Howard Brody, emeritus professor of physics at the University of Pennsylvania, serves up an answer to this question.

Tennis can be played on almost any surface that can be made smooth enough to provide a consistent bounce of the ball: from acrylic to clay to grass. The interaction of a tennis ball and the surface of a tennis court during the five milliseconds that the two are in contact determines the character of the game for each of the different surfaces. On some surfaces, such as grass, the ball does not bounce very high; on others, like clay, it slows down a great deal after impacting the court. Yet the same laws of physics govern the resulting speed, spin and angle for each type of surface.

There are two dominant forces that act on the ball during those five milliseconds: the normal force (in the vertical direction) and the friction force, which is parallel to the surface. For the bounce of a typical ground stroke—a forehand or backhand shot—the ball impacts the surface at a small angle (about 15 degrees relative to the surface). If the ball could be treated as a point mass—so that it has no real size—then the analysis of the bounce would be straightforward. The ball, however, has properties such as a radius, a moment of inertia, spin, and energy loss when compressed by impact, in addition to mass and friction. The normal force of the surface on the ball is always upward, slowing the ball's downward velocity and propelling it skyward. The friction force is usually backward, reducing the horizontal component of the ball's forward velocity.

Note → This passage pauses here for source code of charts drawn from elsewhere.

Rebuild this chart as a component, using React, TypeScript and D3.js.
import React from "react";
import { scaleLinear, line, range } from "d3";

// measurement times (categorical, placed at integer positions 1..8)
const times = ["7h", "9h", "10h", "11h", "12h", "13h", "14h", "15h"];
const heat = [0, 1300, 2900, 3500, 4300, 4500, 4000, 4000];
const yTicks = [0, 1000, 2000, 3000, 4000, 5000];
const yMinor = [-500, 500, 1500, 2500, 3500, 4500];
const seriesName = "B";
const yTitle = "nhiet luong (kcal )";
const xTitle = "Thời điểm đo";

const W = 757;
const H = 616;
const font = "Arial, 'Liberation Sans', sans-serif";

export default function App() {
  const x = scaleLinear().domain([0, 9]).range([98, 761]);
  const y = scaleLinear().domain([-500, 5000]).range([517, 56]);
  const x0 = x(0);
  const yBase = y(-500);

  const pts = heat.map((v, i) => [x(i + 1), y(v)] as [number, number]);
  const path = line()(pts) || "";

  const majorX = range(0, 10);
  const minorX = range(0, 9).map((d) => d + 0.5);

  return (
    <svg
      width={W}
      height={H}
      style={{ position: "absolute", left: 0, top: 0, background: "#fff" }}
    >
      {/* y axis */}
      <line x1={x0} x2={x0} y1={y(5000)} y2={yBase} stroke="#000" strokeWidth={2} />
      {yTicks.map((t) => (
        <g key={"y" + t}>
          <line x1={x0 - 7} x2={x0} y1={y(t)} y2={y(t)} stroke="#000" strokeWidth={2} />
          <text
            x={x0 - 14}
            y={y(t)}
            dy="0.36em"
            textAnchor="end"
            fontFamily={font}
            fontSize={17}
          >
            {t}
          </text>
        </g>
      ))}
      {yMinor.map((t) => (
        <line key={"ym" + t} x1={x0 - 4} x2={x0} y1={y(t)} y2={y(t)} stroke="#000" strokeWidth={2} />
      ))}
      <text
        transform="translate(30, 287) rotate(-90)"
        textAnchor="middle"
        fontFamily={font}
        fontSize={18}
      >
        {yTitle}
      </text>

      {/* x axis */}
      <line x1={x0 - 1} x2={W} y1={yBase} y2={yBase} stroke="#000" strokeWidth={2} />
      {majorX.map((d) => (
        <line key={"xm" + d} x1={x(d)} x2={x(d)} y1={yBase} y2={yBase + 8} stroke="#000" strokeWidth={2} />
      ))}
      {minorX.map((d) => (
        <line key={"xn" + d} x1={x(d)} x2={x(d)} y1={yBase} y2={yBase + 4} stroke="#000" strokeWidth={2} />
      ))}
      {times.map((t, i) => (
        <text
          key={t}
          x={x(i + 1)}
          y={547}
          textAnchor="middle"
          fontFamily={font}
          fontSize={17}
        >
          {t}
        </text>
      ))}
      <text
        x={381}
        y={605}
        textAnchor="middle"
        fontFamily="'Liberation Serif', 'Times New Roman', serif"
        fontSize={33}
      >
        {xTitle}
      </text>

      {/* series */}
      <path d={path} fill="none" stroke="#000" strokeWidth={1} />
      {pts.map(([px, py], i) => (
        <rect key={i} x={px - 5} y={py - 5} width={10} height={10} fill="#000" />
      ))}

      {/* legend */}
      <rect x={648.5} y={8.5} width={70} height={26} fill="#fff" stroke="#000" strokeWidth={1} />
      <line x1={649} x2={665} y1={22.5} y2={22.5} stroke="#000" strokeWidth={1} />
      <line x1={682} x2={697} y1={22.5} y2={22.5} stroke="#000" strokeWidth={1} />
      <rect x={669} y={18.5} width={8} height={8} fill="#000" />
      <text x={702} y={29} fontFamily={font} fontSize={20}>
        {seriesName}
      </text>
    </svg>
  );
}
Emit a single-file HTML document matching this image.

Friction may act differently, though, if the ball has excessive topspin, or forward rotation of the ball. In that case, the friction force on the ball is in the same direction as the horizontal component of the ball's velocity. Thus, the ball will have a greater horizontal velocity after the bounce than before the bounce.

How can this possibly happen?

When a ball is spinning at a rate of F revolutions per second, the outside of the ball has a tangential velocity Vt = 2πRF, where R is the radius of the ball. Let us assume the center of the ball is moving in the horizontal direction at Vcm. If the ball has backspin, or underspin, in which the bottom of the ball is moving forward, the bottom of the ball will be moving at Vcm + Vt, in the same direction as the ball is moving. The friction force between the ball and the court surface will be opposite to this, slowing the ball down.

For a ball with topspin, which is the reverse of underspin, the bottom of the ball will be moving at Vcm - Vt. If Vt is greater than Vcm, the bottom of the ball will be moving backward relative to the court surface. This would mean that the friction force between the ball and surface would be forward, which would actually make the ball go faster after the bounce. Therefore, if the topspin is large enough so that 2πRF is greater than Vcm, the horizontal component of the ball's velocity will increase after the bounce.

How fast must the ball be spinning for 2πRF to be greater than Vcm?

For a typical ground stroke with a horizontal velocity of 25 meters per second, a ball of radius 0.033 meter will have to be spinning at greater than 120 revolutions per second.